Republicans come up with separate infrastructure bills
HELENA, Mont. (AP) — Montana House and Senate Republicans are introducing separate bills to pay for state infrastructure projects through bonds.
Both measures being introduced Wednesday reduce Gov. Steve Bullock’s original $150 million bonding plan.
The Senate measure would authorize between $80 million and $90 million to pay for water, sewer, roads and most of the capital projects that were in the governor’s plan.
The House version would authorize only $33 million in water, sewer, roads and school repair projects in mostly rural areas of the state.
Any bonding bill that passes the Legislature will require a two-thirds vote of the Legislature, meaning support is needed by the Democratic minority.
House Minority Leader Jenny Eck says Democrats won’t support the House bill, which eliminates projects in urban areas and pits communities against each other. She says she supports the Senate bill.
More than 1,200 Yellowstone bison killed this winter
BOZEMAN, Mont. (AP) — Operations to kill bison in Yellowstone National Park for slaughter have come to an end, with more than 1,200 bison culled this winter.
The Bozeman Daily Chronicle reports the park released figures Wednesday showing 748 bison were consigned to slaughter this year. Another 453 were killed by hunters from Native American tribes and the state of Montana.
The total winter death toll marks the highest number of bison killed in the Yellowstone area since 2008. It also falls just short of the removal goal bison managers set in the fall.
Bison are taken from the area each year because of a management plan established in 2000 that calls for a population of 3,000 bison in the region. Park biologists estimate there are 5,500 bison there now.
Attorney faces censure for buying client’s property
HELENA, Mont. (AP) — A Kalispell attorney faces censure for buying the properties of two clients that he filed liens against for failure to pay attorney’s fees.
David G. Tennant must appear before the Montana Supreme Court on April 18 for a public censure over his debt collection practices. The court also ordered him to return to a former client the title to one of two residential lots that he purchased at a sheriff’s sale along and any money from the sale of the other lot that exceeds the $34,000 default judgment.
The other clients were able to redeem their property.
In the future, Tennant must provide clients with copies of any attorney’s liens filed against them by him or his firm. He also must notify the Office of Disciplinary Counsel of any liens he files in the next three years.
GOP looks to wrest public access issue from Democrats
HELENA, Mont. (AP) — Legislative Republicans in Montana are seeking to retake control of the narrative on the issue of access to public lands.
Republicans highlighted a package of legislation Wednesday that they hope will better position themselves with hunters, outdoor enthusiasts and voters concerned about public access.
Democrats say they welcome the Republicans’ embrace of the issue that their own party has long championed.
Public access is particularly important in a state with some of the country’s most expansive wildlands and most pristine rivers and lakes.

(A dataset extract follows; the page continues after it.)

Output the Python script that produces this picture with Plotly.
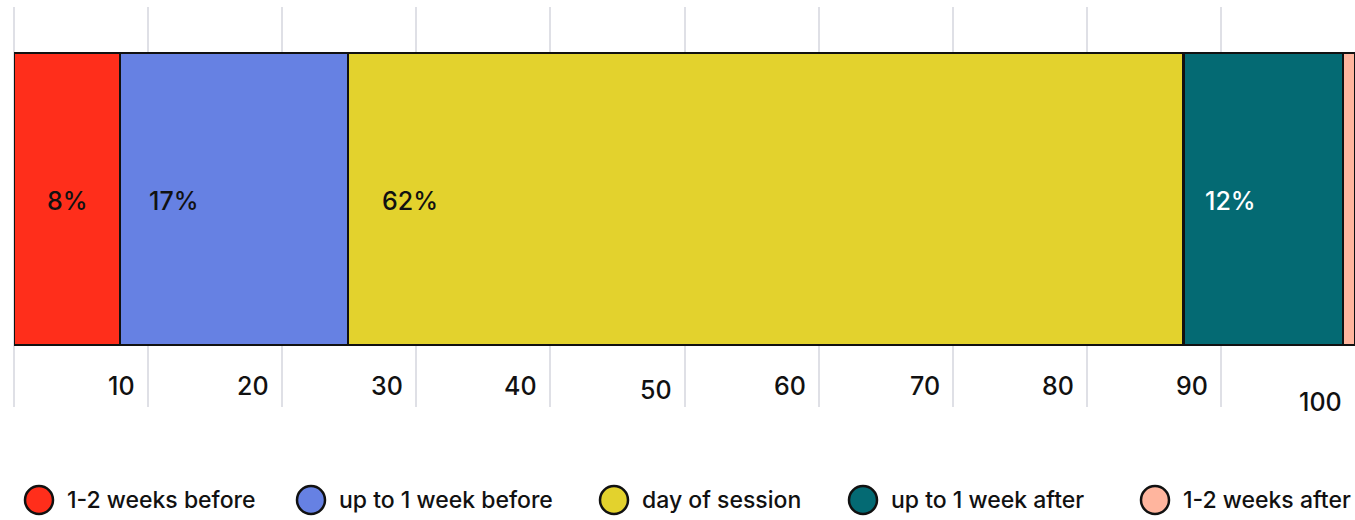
import plotly.graph_objects as go

# ---- data ----
categories = ["1-2 weeks before", "up to 1 week before", "day of session", "up to 1 week after", "1-2 weeks after"]
values = [7.9, 17.0, 62.3, 11.9, 0.9]
value_labels = ["8%", "17%", "62%", "12%", ""]
colors = ["#FF2E1B", "#6681E3", "#E3D22D", "#046A73", "#FFB59E"]
label_colors = ["#111111", "#111111", "#111111", "#FFFFFF", "#111111"]
tick_values = [10, 20, 30, 40, 50, 60, 70, 80, 90, 100]
tick_labels = ["10", "20", "30", "40", "50", "60", "70", "80", "90", "100"]

# ---- layout / style constants ----
W, H = 1355, 520
ML, MR, MT, MB = 14, 0, 7, 113
PW, PH = W - ML - MR, H - MT - MB
FONT = "Inter, Roboto, sans-serif"
label_xshift = [0, 0, 8, -6, 0]


def px_x(px):
    return (px - ML) / PW


def px_y(py):
    return (MT + PH - py) / PH


fig = go.Figure()
for cat, v, c in zip(categories, values, colors):
    fig.add_trace(go.Bar(
        y=[0], x=[v], orientation="h", name=cat,
        marker=dict(color=c, line=dict(color="#111111", width=2.8)),
        width=0.73, showlegend=False, hoverinfo="x+name",
    ))

annotations = []
# value labels inside bars
start = 0.0
for v, lab, lc, xs in zip(values, value_labels, label_colors, label_xshift):
    if lab:
        annotations.append(dict(
            x=start + 4, y=0, xref="x", yref="y", text=lab, showarrow=False,
            xanchor="center", yanchor="middle", yshift=-2, xshift=xs,
            font=dict(family=FONT, size=25, color=lc, weight=500),
        ))
    start += v

# tick labels (right-aligned, left of gridlines)
tick_yshift = {50: -4, 100: -16}
for tv, tl in zip(tick_values, tick_labels):
    annotations.append(dict(
        x=tv, y=px_y(386), xref="x", yref="paper", text=tl, showarrow=False,
        xanchor="right", yanchor="middle", xshift=-11, yshift=tick_yshift.get(tv, 0),
        font=dict(family=FONT, size=25, color="#111111", weight=500),
    ))

# custom legend
legend_circle_x = [39, 311, 614, 863, 1155]
legend_y = 500
shapes = []
for cat, c, cx in zip(categories, colors, legend_circle_x):
    shapes.append(dict(
        type="circle", xref="paper", yref="paper",
        xsizemode="pixel", ysizemode="pixel",
        xanchor=px_x(cx), yanchor=px_y(legend_y),
        x0=-14, x1=14, y0=-14, y1=14,
        fillcolor=c, line=dict(color="#111111", width=2.5),
    ))
    annotations.append(dict(
        x=px_x(cx + 26), y=px_y(legend_y), xref="paper", yref="paper",
        text=cat, showarrow=False, xanchor="left", yanchor="middle",
        font=dict(family=FONT, size=23, color="#111111", weight=500),
    ))

fig.update_layout(
    width=W, height=H,
    margin=dict(l=ML, r=MR, t=MT, b=MB),
    barmode="stack",
    plot_bgcolor="white", paper_bgcolor="white",
    xaxis=dict(range=[0, 100], tickvals=tick_values, showticklabels=False,
               showgrid=True, gridcolor="#DFE0E6", gridwidth=2,
               zeroline=True, zerolinecolor="#DFE0E6", zerolinewidth=2,
               showline=False, fixedrange=True),
    yaxis=dict(range=[-0.52, 0.48], showticklabels=False, showgrid=False,
               zeroline=False, showline=False, fixedrange=True),
    annotations=annotations,
    shapes=shapes,
    showlegend=False,
)

fig.write_html("out.html", config={"displayModeBar": False},
               post_script="document.body.style.margin='0';document.body.style.overflow='hidden';")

The subject is already a key talking point in the special congressional election underway, as it was last fall in the governor’s race.
Senate Majority Leader Fred Thomas says the five legislative proposals his caucus is highlighting show the party’s support for expanding access.
Education advocates turn to Senate to fix budget reductions
HELENA, Mont. (AP) — Education officials and advocates are pressing Montana senators to add money to the next state budget where the House wouldn’t.
Nearly two dozen people testified Wednesday in support of more money for the state university system, special education and specialty schools like the Montana School for the Deaf and Blind and the Montana Digital Academy.
The Senate Finance and Claims Committee took up the 2018-2019 budget by starting with the largest state spending area, education.
Many of the same requests were turned down by the House when it passed the $10.2 billion spending plan last week. Since then, a new forecast predicted the state could see $106 million in additional revenue over the next two years.
Lawmakers on from both parties say they will not assume all of that extra money will actually be available.
Woman reported missing west of Missoula has been found dead
MISSOULA, Mont. (AP) — A woman who called 911 to report that she was lost has been found dead in the Fish Creek area west of Missoula.
Mineral County authorities say 56-year-old Debra Ann Koziel’s phone went dead during Friday’s 911 call. Her body of was found Tuesday near where her abandoned vehicle had been located a day earlier.
Sheriff Tom Bauer says he believes Koziel died of exposure to the elements.
KOAA-TV reports the woman was from Colorado Springs, Colorado.